Following a series of rumors and refuting statements back in April, it turns out that Nokia will indeed end up designing smartphones again, according to CEO Rajeev Suri. Although exactly who the company will partner up with to manufacture its designs still remains to be seen.
Speaking in a recent interview, Suri stated that Nokia is looking for suitable partners and that the company would simply design a phone and then make the brand name and design available to others through a licensing scheme. This means that Nokia will be the brains behind its future branded smartphone(s), but it will be a third party manufacturer who ends up building and distributing the end product. This is basically what the company did when it launched the N1 Tablet back in November of last year, which was manufactured by Foxconn.

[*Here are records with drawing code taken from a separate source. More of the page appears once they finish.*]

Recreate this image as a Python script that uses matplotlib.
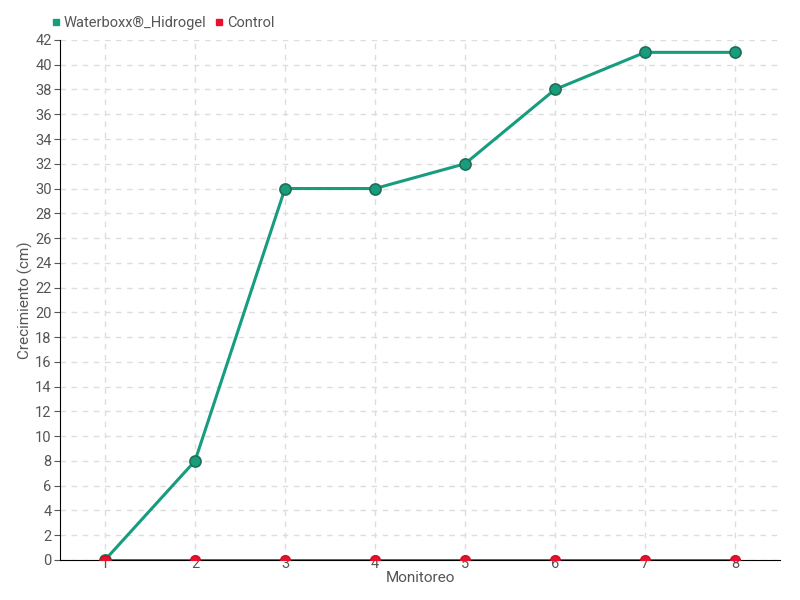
import matplotlib
matplotlib.use('Agg')
import matplotlib.pyplot as plt
from matplotlib.lines import Line2D

monitoreo = [1, 2, 3, 4, 5, 6, 7, 8]
waterboxx = [0, 8, 30, 30, 32, 38, 41, 41]
control = [0, 0, 0, 0, 0, 0, 0, 0]
y_ticks = list(range(0, 43, 2))

GREEN = '#179c7d'
GREEN_EDGE = '#1f6f55'
RED = '#e8112d'
TEXT = '#555555'

plt.rcParams['font.family'] = ['Roboto', 'DejaVu Sans']

fig = plt.figure(figsize=(8, 6), dpi=100)
ax = fig.add_axes([0.075, 0.0667, 0.9, 0.8667])

ax.plot(monitoreo, waterboxx, color=GREEN, lw=2.2, marker='o', ms=8,
        mfc=GREEN, mec=GREEN_EDGE, mew=1.2, zorder=4,
        label='Waterboxx®_Hidrogel')
ax.plot(monitoreo, control, color=RED, lw=1.3, marker='o', ms=7,
        mfc=RED, mec='#c8102a', mew=1, zorder=5, label='Control')

ax.set_xlim(0.5, 8.5)
ax.set_ylim(0, 42)
ax.set_xticks(monitoreo)
ax.set_yticks(y_ticks)
ax.grid(True, color='#dddddd', ls=(0, (4, 4)), lw=1)
ax.set_axisbelow(True)

for s in ['top', 'right']:
    ax.spines[s].set_visible(False)
ax.spines['left'].set_color('black')
ax.spines['bottom'].set_color('black')
ax.tick_params(axis='y', length=4, colors=TEXT, labelsize=10.5, pad=2)
ax.tick_params(axis='x', length=0, colors=TEXT, labelsize=10.5, pad=-2)
for lbl in ax.get_xticklabels() + ax.get_yticklabels():
    lbl.set_color(TEXT)

ax.set_xlabel('Monitoreo', color=TEXT, fontsize=11, labelpad=0)
ax.set_ylabel('Crecimiento (cm)', color=TEXT, fontsize=11)
ax.yaxis.set_label_coords(-0.038, 0.5)

handles = [Line2D([], [], ls='', marker='s', ms=5, color=GREEN),
           Line2D([], [], ls='', marker='s', ms=5, color=RED)]
leg = fig.legend(handles, ['Waterboxx®_Hidrogel', 'Control'],
                 loc='upper left', bbox_to_anchor=(0.045, 0.995), ncol=2,
                 frameon=False, fontsize=10.5, handletextpad=0.0,
                 columnspacing=0.4, handlelength=1)
for t in leg.get_texts():
    t.set_color(TEXT)

fig.savefig('out.png', dpi=100)
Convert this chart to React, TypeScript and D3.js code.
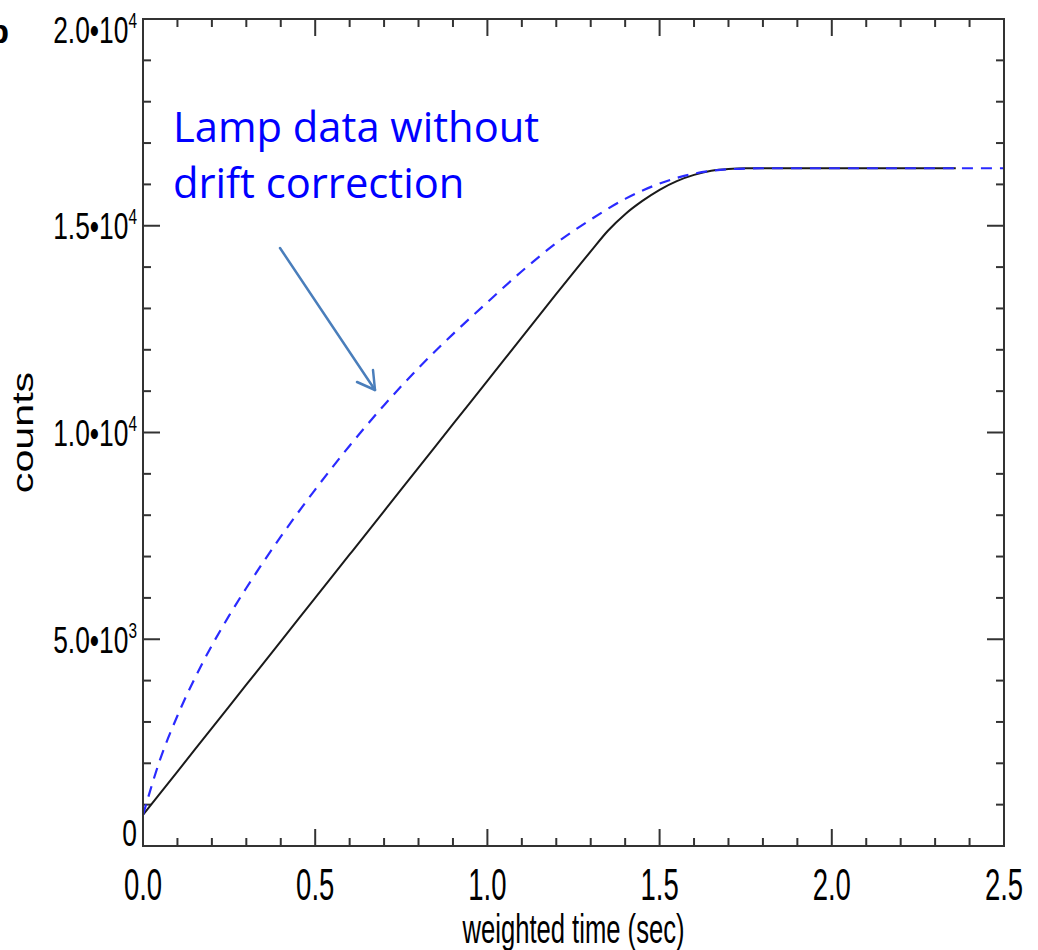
import React from "react";
import * as d3 from "d3";

// ---- data ----
const blackTime = [0, 0.1, 0.2, 0.3, 0.4, 0.5, 0.6, 0.7, 0.8, 0.9, 1.0, 1.1, 1.2, 1.3, 1.35, 1.4, 1.45, 1.5, 1.55, 1.6, 1.65, 1.7, 1.75, 1.8, 2.0, 2.2, 2.36];
const blackCounts = [750, 1800, 2850, 3900, 4950, 6000, 7050, 8100, 9150, 10200, 11250, 12300, 13350, 14380, 14880, 15280, 15600, 15870, 16080, 16230, 16330, 16375, 16390, 16390, 16390, 16390, 16390];

const blueTime = [0, 0.05, 0.1, 0.15, 0.2, 0.25, 0.3, 0.4, 0.5, 0.6, 0.7, 0.8, 0.9, 1.0, 1.1, 1.2, 1.3, 1.4, 1.5, 1.6, 1.7, 1.8, 2.0, 2.2, 2.5];
const blueCounts = [750, 2100, 3150, 4050, 4850, 5570, 6240, 7480, 8620, 9680, 10660, 11560, 12380, 13150, 13900, 14580, 15150, 15650, 16020, 16260, 16365, 16390, 16390, 16390, 16390];

const xMajor = [0, 0.5, 1.0, 1.5, 2.0, 2.5];
const xLabels = ["0.0", "0.5", "1.0", "1.5", "2.0", "2.5"];
const yMajor = [0, 5000, 10000, 15000, 20000];
const yMantissa = ["0", "5.0", "1.0", "1.5", "2.0"];
const yExponent = ["", "3", "4", "4", "4"];

const xTitle = "weighted time (sec)";
const yTitle = "counts";
const noteLines = ["Lamp data without", "drift correction"];

export default function App() {
  const L = 143, R = 1004, T = 19, B = 846;
  const x = d3.scaleLinear().domain([0, 2.5]).range([L, R]);
  const y = d3.scaleLinear().domain([0, 20000]).range([B, T]);

  const xMinor = d3.range(0, 2.5001, 0.1).filter((v) => Math.abs(v * 2 - Math.round(v * 2)) > 1e-6);
  const yMinor = d3.range(0, 20001, 1000).filter((v) => v % 5000 !== 0);

  const line = d3.line<number>().curve(d3.curveMonotoneX);
  const blackPath = line(blackTime.map((t, i) => [x(t), y(blackCounts[i])]) as any);
  const bluePath = line(blueTime.map((t, i) => [x(t), y(blueCounts[i])]) as any);

  const majLen = 17, minLen = 8;
  const axisColor = "#333";
  const tickFont = "'Liberation Sans', Arial, sans-serif";

  return (
    <svg width={1038} height={950} style={{ position: "absolute", left: 0, top: 0, background: "#fff" }}>
      <rect x={0} y={0} width={1038} height={950} fill="#fff" />
      {/* partial panel label */}
      <text x={9} y={43} textAnchor="end" fontFamily={tickFont} fontWeight="bold" fontSize={34} fill="#000">b</text>

      {/* ticks */}
      <g stroke={axisColor} strokeWidth={2}>
        {xMajor.map((v, i) => (
          <g key={"xm" + i}>
            <line x1={x(v)} x2={x(v)} y1={B} y2={B - majLen} />
            <line x1={x(v)} x2={x(v)} y1={T} y2={T + majLen} />
          </g>
        ))}
        {xMinor.map((v, i) => (
          <g key={"xn" + i}>
            <line x1={x(v)} x2={x(v)} y1={B} y2={B - minLen} />
            <line x1={x(v)} x2={x(v)} y1={T} y2={T + minLen} />
          </g>
        ))}
        {yMajor.map((v, i) => (
          <g key={"ym" + i}>
            <line x1={L} x2={L + majLen} y1={y(v)} y2={y(v)} />
            <line x1={R} x2={R - majLen} y1={y(v)} y2={y(v)} />
          </g>
        ))}
        {yMinor.map((v, i) => (
          <g key={"yn" + i}>
            <line x1={L} x2={L + minLen} y1={y(v)} y2={y(v)} />
            <line x1={R} x2={R - minLen} y1={y(v)} y2={y(v)} />
          </g>
        ))}
      </g>

      {/* curves */}
      <path d={blackPath || ""} fill="none" stroke="#1a1a1a" strokeWidth={2} />
      <path d={bluePath || ""} fill="none" stroke="#2a2aff" strokeWidth={2.2} strokeDasharray="11,8" />

      {/* frame */}
      <rect x={L} y={T} width={R - L} height={B - T} fill="none" stroke={axisColor} strokeWidth={2} />

      {/* x tick labels */}
      {xMajor.map((v, i) => (
        <text key={"xl" + i} transform={`translate(${x(v)},900) scale(0.615,1)`} textAnchor="middle"
          fontFamily={tickFont} fontSize={44.7} fill="#000">{xLabels[i]}</text>
      ))}
      {/* y tick labels */}
      {yMajor.map((v, i) => {
        const cy = Math.max(29, Math.min(832, y(v)));
        const base = cy + 13.5;
        const right = 137;
        return (
          <g key={"yl" + i} transform={`translate(${right},${base}) scale(0.7,1)`}>
            <text x={0} y={0} textAnchor="end" fontFamily={tickFont} fontSize={37.7} fill="#000">
              {yMantissa[i]}
              {yExponent[i] ? <tspan>•10</tspan> : null}
              {yExponent[i] ? <tspan fontSize={22} dy={-15}>{yExponent[i]}</tspan> : null}
            </text>
          </g>
        );
      })}

      {/* axis titles */}
      <text transform={`translate(573.5,943) scale(0.625,1)`} textAnchor="middle" fontFamily={tickFont}
        fontSize={41} fill="#000">{xTitle}</text>
      <text transform={`translate(33,432.5) rotate(-90) scale(1.42,1)`} textAnchor="middle" fontFamily={tickFont}
        fontSize={29} fill="#000">{yTitle}</text>

      {/* annotation */}
      {noteLines.map((s, i) => (
        <text key={"n" + i} x={173} y={142 + i * 56} fontFamily="'Open Sans', 'Noto Sans', sans-serif" fontSize={41.7}
          fill="#0000ff">{s}</text>
      ))}
      <g stroke="#4a7ebb" strokeWidth={2.5} fill="none" strokeLinecap="round" strokeLinejoin="round">
        <line x1={280} y1={248} x2={375} y2={390} />
        <polyline points="357,382 375,390 373,370" />
      </g>
    </svg>
  );
}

Although no operating systems were mentioned by name, we can probably safely assume that Nokia, and whoever its future hardware partners, would likely opt to use Google’s open-source, license free Android platform. As was the case with the Nokia N1.
“Microsoft makes mobile phones. We would simply design them and then make the brand name available to license … Anybody who can improve the business in the long run is a good buyer.” – Nokia CEO, Rajeev Suri
The reason for the seemingly round-about root for releasing new products is partly due to the company’s contract with Microsoft. Nokia is prohibited from selling phones under its own name until the end of the year and from licensing out its brand for use with phones until Q3 2016. So although this recent news means that Nokia will be back in the picture, it likely won’t be until late next year at the very earliest. Speaking of Microsoft, several analysts expect that the company will write off all or part of the $7.2 billion that it paid for Nokia’s handset unit.
Despite being temporarily locked out the consumer hardware market, Nokia has continued to do business in the broader telecommunications industry. In April, Nokia acquired Alcatel-Lucent to expand its important network equipment business and the company has been closing patent deals with a number of major players in the smartphone industry.
It will be a difficult climb back into the heart of the smartphone market for Nokia, but a licensing model could end up being the smartest way to get its brand back on the shelves in a relatively short space of time. Are you hopeful about a future Nokia smartphone? What would be on your wish list?